É com estes que vai contar…
O primeiro decreto de um bispo reza assim: Estão todos reconduzidos até que se diga o contrário.
As mudanças podem vir depois?
Depois já é outra coisa. O meu colega dos Açores, por exemplo, ainda não completou um ano e já mudou o vigário-geral, o seminário e sei que lá mais. O que peço a todos é que assumam as suas funções, sirvam e que estejam alerta, porque as mudanças nem sempre significam incompetência.
É expectável que leve alguém consigo, da sua confiança?
Não acho, nem nunca achei que isso seria positivo. Quando alguém que chega de fora traz mais que os seus haveres, causa compreensivelmente desconforto e desconfiança.
Vai chamar mais leigos as tarefas da diocese?
Em relação aos leigos e aos clérigos, aos homens e às mulheres sou contra cotas e paridades. E vou explicar porquê para não causar problemas. Acho que em cada momento devemos escolher a melhor pessoa para exercer determinada tarefa. As vezes é um homem, outras vezes uma mulher; às vezes um leigo, outras um clérigo. Não gosto nada dessas obrigações, porque muitas vezes são erros de casting.
A sua dimensão mediática e a sua forma de comunicar pode ajudar a trazer mais crentes à diocese?
Se pode não sei, se devo fazer por isso, devo. Se vou conseguir, logo se vê. Como disse o D. Manuel Clemente na sua tomada de posse: “Posse nada disso, a diocese é que vai tomar posse de mim”. O espirito é esse. No dia 26 vou ser diocesanizado, e estou pronto para o desafio.
Padres não devem forçar nem impor nada
O facto de alguns padres mais jovens estarem a fazer retornar um certo tradicionalismo, integrismo e clericalismo na ação pastoral não preocupa, para já, o novo prelado sadino: “Em todos os presbitérios temos várias sensibilidades. Uns são do Benfica, outros do Porto ou do Sporting. Aliás, vou ter que me fazer sócio do Vitória. Não me preocupa essas conotações. O que me preocupa é o que as pessoas pensam, tanto me sinto bem numa celebração com mais peso ou solenidade, como me sinto bem numa celebração mais simples, desde que se mantenha a sacralidade e o decoro. O que não gosto é que e imponha um único sentir.

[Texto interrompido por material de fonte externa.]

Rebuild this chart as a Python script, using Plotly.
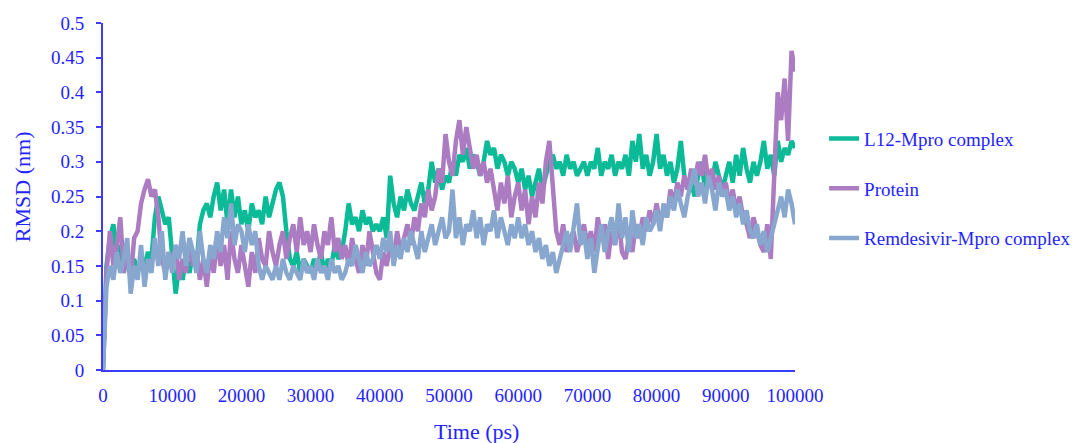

Isso não deve acontecer” E lembra o Papa Francisco, quando este afirma que a Igreja deve ser “todos, todos e todos”. Um padre deve ser livre no seu exercício, mas não deve forçar nem impor”, finaliza.
Primeiros périplos logo a seguir à tomada de posse
O novo bispo de Setúbal já tem agenda para os primeiros dias. Após a posse de dia 26, na Sé Catedral de Setúbal, seguir-se-á, na sexta, 27 e sábado, 28, um périplo de visitas institucionais. As corporações policiais (PSP, GNR e PJ), o Hospital S. Bernardo, o Estabelecimento Prisional da cidade sadina, o Instituto Politécnico de Setúbal, a Comissão de Proteção de Menores e a empresa Navigator. Na segunda-feira, 30 de outubro, será simbolicamente recebido pelo presidente da câmara de Setúbal, André Martins. “Começo por Setúbal para não ferir suscetibilidades, mas tenho em mente conversar com todos os presidentes das câmaras da região”, diz ao Semmais.